The lens the world uses to watch for El Ninos has become a bit fuzzier after Japan cut by about half the number of buoys in the western Pacific that monitor changes in the ocean. It will take another four to five offline next year.

The buoys, which are anchored in place, measure wind, air and water temperatures, as well as the salinity of the ocean and currents. They transmit data to satellites in near real time and can look down about 2,500 feet into the Pacific, according to the Japan Agency for Marine-Earth Science and Technology.

The cuts by Japan are “a major issue,” said Kevin Trenberth, a distinguished senior scientist at the National Center of Atmospheric Research in Boulder, Colorado. “There is a task group that has been meeting and planning for how to proceed to monitor the tropical Pacific Ocean.”

The equatorial region is covered with buoys arranged in rows and stretching from the coast of South America to the waters north of New Guinea. The array, commonly called TAO-Triton, was born in the wake of the strong El Nino of 1982-83 that caught forecasters off guard and triggered floods, droughts and other damage around the world.

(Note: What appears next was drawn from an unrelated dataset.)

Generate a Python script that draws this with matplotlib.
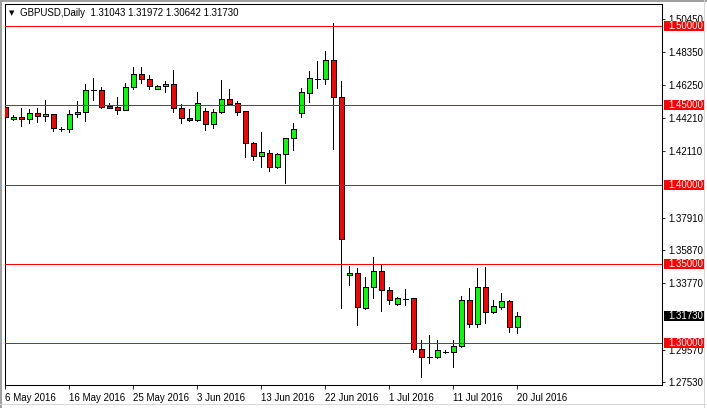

Since the 2000, the array has been made up of about 70 moorings maintained by the U.S. National Oceanic and Atmospheric Administration and the marine earth-science agency. The task group, which monitors changes in the Pacific that can affect global weather, is part of the Tropical Pacific Observing System. It has representatives from seven nations around the basin, including the U.S. and Japan.

Maintenance Costs

The U.S. maintains most of the buoys at a cost of about $10 million a year, not counting the cost of sending a ship out to visit each one. Japan handled the remaining 15 in the far western Pacific until the cutbacks that now leave eight operating. Japan spends about $200,000 per buoy, not counting shipping, said Ken Ando, a researcher at the marine-earth science agency. By 2017, the agency plans to maintain only three or four of the buoys.

“The biggest impact would be the lack of surface wind data,” Ando said.

Winds are an important indicator an El Nino is forming. The phenomenon, for reasons not entirely understood, gets going when the trade winds that push sun-warmed waters of the equatorial Pacific into a mound start to weaken. The warm water in the west comes east and an El Nino is born.

La Nina

A strong El Nino is holding sway across the Pacific, bringing drought to Asia and Africa, more typhoons than usual to the Pacific, fewer hurricanes to the Atlantic and a boost in rain to California, though not enough to end the drought there.

In addition to providing valuable data about the Pacific, the buoys help keep satellites calibrated as they watch the world’s weather, said Michael McPhaden, a senior scientist at NOAA’s Pacific Marine Environmental Laboratory in Seattle. Forecast models used to predict El Nino or La Nina, when the Pacific cools, can be graded with the data, he said.

“This has been a spectacularly successful ocean observing system,” McPhaden said. 

Other tools to measure the ocean, such as devices that dive more than a mile before returning to the surface to transmit their data to satellites, “can compensate somewhat,” for the loss of buoys, Trenberth said. 

But they’ll be hard pressed to take the place of the buoys, especially with the chances rising a La Nina could replace El Nino later this year.